NY Times Streetscapes column highlight West End Avenue

This article from Sunday’s New York Times highlights the architecture of West End Avenue, as well as the hard work of our friends at the West End Preservation Society and Landmark West!

Streetscapes | West End Avenue
Homage to the Humdrum

By CHRISTOPHER GRAY
November 21, 2008

A NEIGHBORHOOD coalition, the West End Preservation Society, has proposed the designation of the entire stretch of West End Avenue from 70th to 107th Street as a historic district, with the support of the preservation group Landmark West.

This comfortable boulevard, which epitomizes the West Side’s easygoing character, is lined with mostly humdrum apartment buildings of the 1910s and 1920s, but a handful stand well above the architectural mean.

West End evolved into an apartment street after 1910, when the first tall apartment buildings went up, mostly replacing the roomy brownstones that had sprung up in the 1880s. By the end of the 1920s, only isolated corners remained unimproved, and in a 1931 issue of The Saturday Review of Literature, Christopher Morley called West End “incomparably the most agreeable and convenient” of New York’s large streets, in part because of its unexceptional architecture, “just even bulks of masonry,” as he put it.

The avenue in the 70s is notable at 75th Street for Neville & Bagge’s richly colored Esplanade of 1916, a very competent urban palazzo, its warm orange brick facade richly festooned with balconies and relief sculpture. At 78th Street comes the rear of the magnificent Apthorp apartments, really a Broadway building.

The architect George F. Pelham Jr. struck an unusual note of modernism at the southwest corner of 80th. Built in 1936, the interior of 411 West End marked a departure from the apartments of the 1910s and 1920s: stepped-down living rooms, glass-enclosed tubs and highly colored tile bathrooms.

The bulk of the facade is typical of its period. It is the stainless steel icicle-like trim at the upper floors that makes it amusing to look at.

At the northwest corner of 82nd Street stands West End’s most architecturally singular apartment building, the Umbria, built in 1911 by Harry Schiff and designed by D. Everett Waid in light brick and terra cotta.

As with most of its cohort, Schiff gave the Umbria all the bells and whistles: wall safes, filtered water, cedar closets, a mail chute and central vacuum cleaning. The apartments, from 7 to 12 rooms, rented for $200 to $375 per month.

Another Depression-era apartment building stands out at 87th Street, the only full-blown Art Deco work on the avenue. Designed in 1936 for the developer Mose Goodman by H. I. Feldman, 565 West End had apartments as small as three rooms, marking a new era for the avenue, which had hitherto been mostly family-style. The striped orange and black brickwork on the first floor gives it a luscious chromatic presence.

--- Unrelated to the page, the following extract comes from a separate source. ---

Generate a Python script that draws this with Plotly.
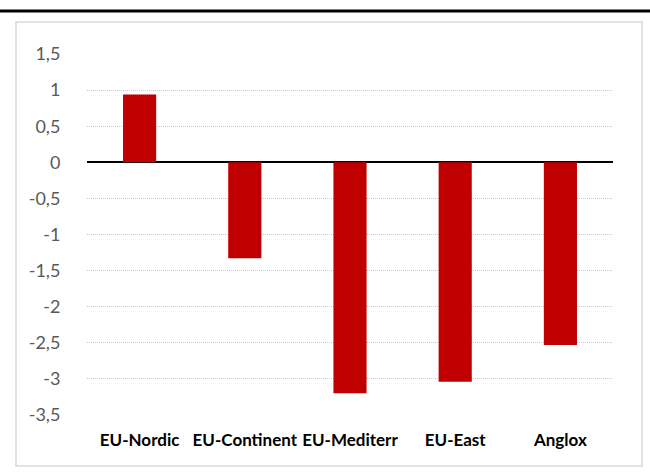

A sleeper building is 640 West End, at the northeast corner of 91st, designed in 1912 by the veteran West Side architect Ralph Townsend for a syndicate of which he was a member. Its simple Renaissance styling and large windows in broad wall surfaces give it a dignity beyond the usual shoebox peppered with rectangular holes. This repose seems a minor touch until you see how few other architects achieved it, although it should be noted that Townsend had only two apartments per floor to work in.

The Dallieu, at the southeast corner of 101st Street, is one of George and Edward Blum’s exceptional designs, built for the Tishman family in 1913. It has lost its original windows, rich cornice and, recently, its intricate lobby doors — each disappearance a little tragedy — but its recessed brick joints and hypnotic patterns of masonry and terra-cotta decoration still make it one of the great apartment buildings of the West Side.

The Dallieu, like its brethren, served the prosperous — brokers, diamond importers and wholesalers. Of the 45 families recorded there by the 1920 census taker, 39 had live-in cooks.

The Blums’ frequent competitor, Gaetano Ajello, got a plum commission from the Paterno brothers, with his triplet 885-895-905 West End Avenue, flanking 103rd Street and built between 1913 and 1917. These are competent individually but imposing as a group, a comprehensive effort rare for New York.

The 1913 Cleburne, 924 West End, rises at the northeast corner of 105th. It is also by Harry Schiff, here working with Schwartz & Gross. The exterior and the lobby have an Arts and Crafts character, but what is most interesting is the great drive-through entrance, on the 105th Street side.

Does West End itself rise to historic-district quality? On the East Side, the certifiably famous Park Avenue has been included in historic districts only incidentally, and most of its length above 78th Street is unregulated.

Central Park South is not designated, nor the Grand Concourse. Perhaps the greatest claim to prominence West End Avenue can offer is that it is, as Mr. Morley said, supremely “discreet and undemonstrative.” If it becomes a historic district, it will perhaps be because it makes no fuss better than any other comparable street in New York.